Il convient d'observer que Monsieur [F], Mesdames [R] et [V] n'apportent en cause d'appel aucun élément nouveau de nature à remettre en cause la décision des premiers juges, lesquels ont fait une juste appréciation des circonstances de la cause tant en droit qu'en fait par des motifs pertinents que la cour fait siens, étant observé:
- que si l'article 3 de la convention collective des industries métallurgiques OETAM de la région parisienne prévoit effectivement que le contrat doit préciser notamment l'établissement dans lequel cet emploi doit être exercé, que toute modification de caractère individuel apporté à cet élément doit faire préalablement l'objet d'une nouvelle notification écrite, et qu'en cas de refus de modification acceptée par l'intéressé, elle sera considérée comme une rupture de contrat du fait de l'employeur et réglée comme telle, ce texte n'a cependant pas pour effet de conférer automatiquement au lieu de travail un caractère contractuel ni de statuer par avance sur le bien-fondé du licenciement consécutif au refus du salarié ;
- qu'en l'espèce, la SAS CARTE ET SERVICES a parfaitement respecté les dispositions de la convention collective en précisant dans le contrat de travail l'établissement dans lequel travaillait chacun des salariés, en leur notifiant individuellement par écrit la modification de ce lieu de travail et en prenant l'initiative de les licencier à la suite de leur refus de rejoindre leur nouveau site ;
- que ces éléments, qui fixent le cadre juridique de la rupture, n'empêchent pas l'appréciation du bien-fondé de cette rupture ;
- qu'en l'espèce, il ressort de chacun des contrats en cause que le lieu de travail des salariés n'était pas contractualisé et n'avait qu'une valeur informative ; que ces contrats précisaient en outre clairement pour Monsieur [F] et Madame [R] que leur lieu de travail pouvait être déplacé en n'importe quel endroit de la région parisienne et pour Madame [V] que ce lieu pouvait être déplacé dans un rayon de 15 kilomètres ;
- que le changement de lieu de travail notifié à chacun des salariés de [Localité 11] à [Localité 10] est intervenu dans un même secteur géographique bien desservi en moyens de transports; qu'il ne pouvait donc constituer une modification d'un élément essentiel du contrat de travail mais un changement des conditions de travail relevant du pouvoir de direction de l'employeur ;
- que dès lors le refus des salariés de rejoindre leur nouveau site constitue une faute grave justifiant le bien-fondé des trois licenciements.
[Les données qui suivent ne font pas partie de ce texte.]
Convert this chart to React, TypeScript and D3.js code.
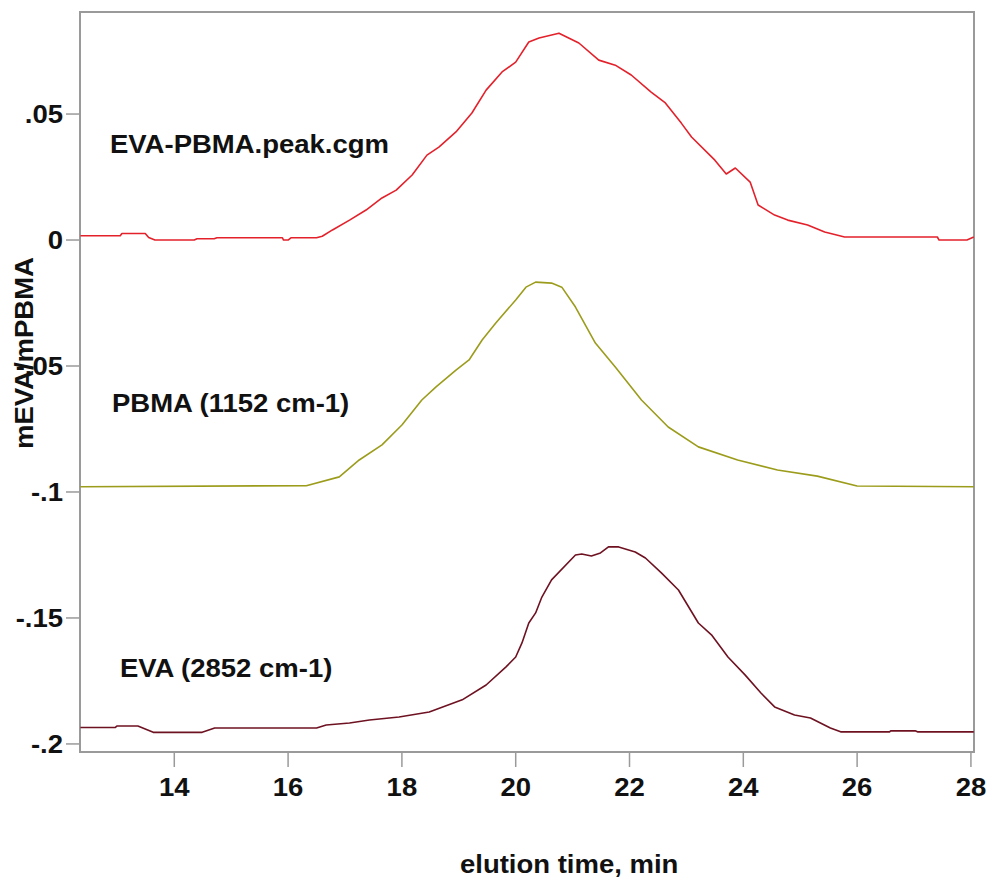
import React from "react";
import * as d3 from "d3";

const W = 989;
const H = 880;

// x ticks (elution time, min)
const xTicks = [14, 16, 18, 20, 22, 24, 26, 28];
const xTickLabels = ["14", "16", "18", "20", "22", "24", "26", "28"];
// y ticks
const yTicks = [0.05, 0, -0.05, -0.1, -0.15, -0.2];
const yTickLabels = [".05", "0", "-.05", "-.1", "-.15", "-.2"];

// EVA-PBMA.peak.cgm (red)
const cgmT = [12.35, 13.05, 13.08, 13.49, 13.55, 13.66, 14.35, 14.4, 14.7, 14.75, 15.9, 15.92, 16.0, 16.05, 16.5, 16.6, 16.78, 17.08, 17.37, 17.65, 17.9, 18.18, 18.44, 18.65, 18.95, 19.23, 19.48, 19.76, 20.0, 20.23, 20.41, 20.76, 21.11, 21.46, 21.75, 22.03, 22.38, 22.63, 22.91, 23.09, 23.5, 23.7, 23.86, 24.12, 24.26, 24.55, 24.78, 25.13, 25.43, 25.78, 27.41, 27.44, 27.93, 28.05];
const cgmV = [0.0017, 0.0017, 0.0026, 0.0026, 0.001, 0.0, 0.0, 0.0005, 0.0005, 0.0009, 0.0009, 0.0, 0.0, 0.0009, 0.0009, 0.0015, 0.004, 0.0079, 0.0119, 0.0167, 0.0198, 0.0258, 0.0337, 0.0369, 0.0429, 0.0504, 0.0595, 0.0667, 0.0706, 0.0786, 0.0802, 0.0821, 0.0782, 0.0714, 0.0694, 0.0655, 0.0587, 0.0544, 0.0464, 0.0409, 0.0317, 0.0262, 0.0286, 0.023, 0.0139, 0.0099, 0.0079, 0.006, 0.0032, 0.0012, 0.0012, 0.0, 0.0, 0.0012];

// PBMA (1152 cm-1) (olive)
const pbmaT = [12.35, 16.32, 16.9, 17.25, 17.65, 18.0, 18.35, 18.6, 18.95, 19.18, 19.41, 19.65, 20.0, 20.18, 20.35, 20.63, 20.81, 21.05, 21.4, 21.75, 22.21, 22.68, 23.21, 23.9, 24.6, 25.3, 26.0, 28.05];
const pbmaV = [-0.0979, -0.0975, -0.094, -0.0873, -0.0813, -0.0734, -0.0635, -0.0583, -0.0516, -0.0476, -0.0397, -0.0329, -0.0238, -0.0187, -0.0167, -0.0171, -0.0187, -0.0266, -0.0409, -0.0504, -0.0635, -0.0742, -0.0821, -0.0873, -0.0913, -0.0937, -0.0976, -0.0979];

// EVA (2852 cm-1) (maroon)
const evaT = [12.35, 12.96, 12.99, 13.36, 13.63, 14.49, 14.71, 16.5, 16.67, 17.08, 17.43, 17.95, 18.48, 19.06, 19.48, 19.83, 20.0, 20.11, 20.23, 20.35, 20.46, 20.63, 21.05, 21.16, 21.33, 21.49, 21.63, 21.81, 22.1, 22.28, 22.56, 22.86, 23.21, 23.44, 23.73, 24.03, 24.31, 24.55, 24.9, 25.18, 25.53, 25.71, 26.57, 26.59, 27.02, 27.06, 28.05];
const evaV = [-0.1935, -0.1935, -0.1929, -0.1929, -0.1954, -0.1954, -0.1937, -0.1937, -0.1925, -0.1917, -0.1905, -0.1893, -0.1873, -0.1825, -0.1766, -0.1694, -0.1655, -0.1599, -0.152, -0.148, -0.1417, -0.1349, -0.125, -0.1246, -0.1254, -0.1242, -0.1218, -0.1218, -0.1238, -0.1262, -0.1321, -0.1389, -0.152, -0.1567, -0.1655, -0.1726, -0.1798, -0.1853, -0.1885, -0.1897, -0.1937, -0.1952, -0.1952, -0.1948, -0.1948, -0.1952, -0.1952];

const seriesNames = ["EVA-PBMA.peak.cgm", "PBMA (1152 cm-1)", "EVA (2852 cm-1)"];
const seriesColors = ["#e3212b", "#9c9c1c", "#6e1222"];

const M = { left: 80, right: 974, top: 12, bottom: 752 };
const FONT = "'Liberation Sans', Arial, sans-serif";

export default function App() {
  const x = d3.scaleLinear().domain([12.343, 28.054]).range([M.left, M.right]);
  const y = d3.scaleLinear().domain([-0.2032, 0.0905]).range([M.bottom, M.top]);
  const line = d3
    .line<[number, number]>()
    .x((d) => x(d[0]))
    .y((d) => y(d[1]));

  const zip = (t: number[], v: number[]) => t.map((ti, i) => [ti, v[i]] as [number, number]);
  const series = [zip(cgmT, cgmV), zip(pbmaT, pbmaV), zip(evaT, evaV)];
  const labelPos = [
    { x: 110, y: 153 },
    { x: 112, y: 412 },
    { x: 120, y: 677 },
  ];
  const axisColor = "#9a9a9a";
  const sx = 1.1;

  return (
    <svg width={W} height={H} style={{ position: "absolute", left: 0, top: 0, display: "block", background: "#fff" }}>
      <rect x={0} y={0} width={W} height={H} fill="#fff" />
      {/* frame */}
      <rect x={M.left} y={M.top} width={M.right - M.left} height={M.bottom - M.top} fill="none" stroke={axisColor} strokeWidth={2} />
      {/* series */}
      {series.map((s, i) => (
        <path key={i} d={line(s) || ""} fill="none" stroke={seriesColors[i]} strokeWidth={1.6} strokeLinejoin="round" />
      ))}
      {/* y ticks */}
      {yTicks.map((t, i) => (
        <g key={"y" + i}>
          <line x1={M.left - 14} x2={M.left} y1={y(t)} y2={y(t)} stroke={axisColor} strokeWidth={1.5} />
          <g transform={`translate(${M.left - 17},${y(t) + 9}) scale(${sx},1)`}>
            <text x={0} y={0} textAnchor="end" fontFamily={FONT} fontWeight="bold" fontSize={25} fill="#111">
              {yTickLabels[i]}
            </text>
          </g>
        </g>
      ))}
      {/* x ticks */}
      {xTicks.map((t, i) => (
        <g key={"x" + i}>
          <line x1={x(t)} x2={x(t)} y1={M.bottom} y2={M.bottom + 15} stroke={axisColor} strokeWidth={1.5} />
          <g transform={`translate(${x(t)},${796}) scale(${sx},1)`}>
            <text x={0} y={0} textAnchor="middle" fontFamily={FONT} fontWeight="bold" fontSize={25} fill="#111">
              {xTickLabels[i]}
            </text>
          </g>
        </g>
      ))}
      {/* series labels */}
      {seriesNames.map((n, i) => (
        <g key={"l" + i} transform={`translate(${labelPos[i].x},${labelPos[i].y}) scale(${sx},1)`}>
          <text x={0} y={0} fontFamily={FONT} fontWeight="bold" fontSize={25} fill="#111">
            {n}
          </text>
        </g>
      ))}
      {/* axis titles */}
      <g transform={`translate(460,873) scale(${sx},1)`}>
        <text x={0} y={0} fontFamily={FONT} fontWeight="bold" fontSize={25} fill="#111">
          elution time, min
        </text>
      </g>
      <g transform={`translate(33,353) rotate(-90) scale(${sx},1)`}>
        <text x={0} y={0} textAnchor="middle" fontFamily={FONT} fontWeight="bold" fontSize={25} fill="#111">
          mEVA/mPBMA
        </text>
      </g>
    </svg>
  );
}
Il y a donc lieu de confirmer en toutes ses dispositions le jugement déféré et de débouter Monsieur [I] [F], Madame [T] [R] et Madame [P] [V] de l'intégralité de leurs demandes.
Les appelants qui succombent seront condamnés aux dépens et indemniseront la SAS CARTE ET SERVICES des frais exposés par elle en appel à hauteur de 500 euros chacun.
PAR CES MOTIFS
La cour statuant publiquement et contradictoirement,
Confirme le jugement déféré en toutes ses dispositions,
Déboute Monsieur [I] [F], Madame [T] [R] et Madame [P] [V] de l'intégralité de leurs demandes,
Y ajoutant,
Condamne Monsieur [I] [F], Madame [T] [R] et Madame [P] [V] à payer chacun à la SAS CARTE ET SERVICES la somme de 500 euros en application de l'article 700 du code de procédure civile,
Condamne Monsieur [I] [F], Madame [T] [R] et Madame [P] [V] aux entiers dépens.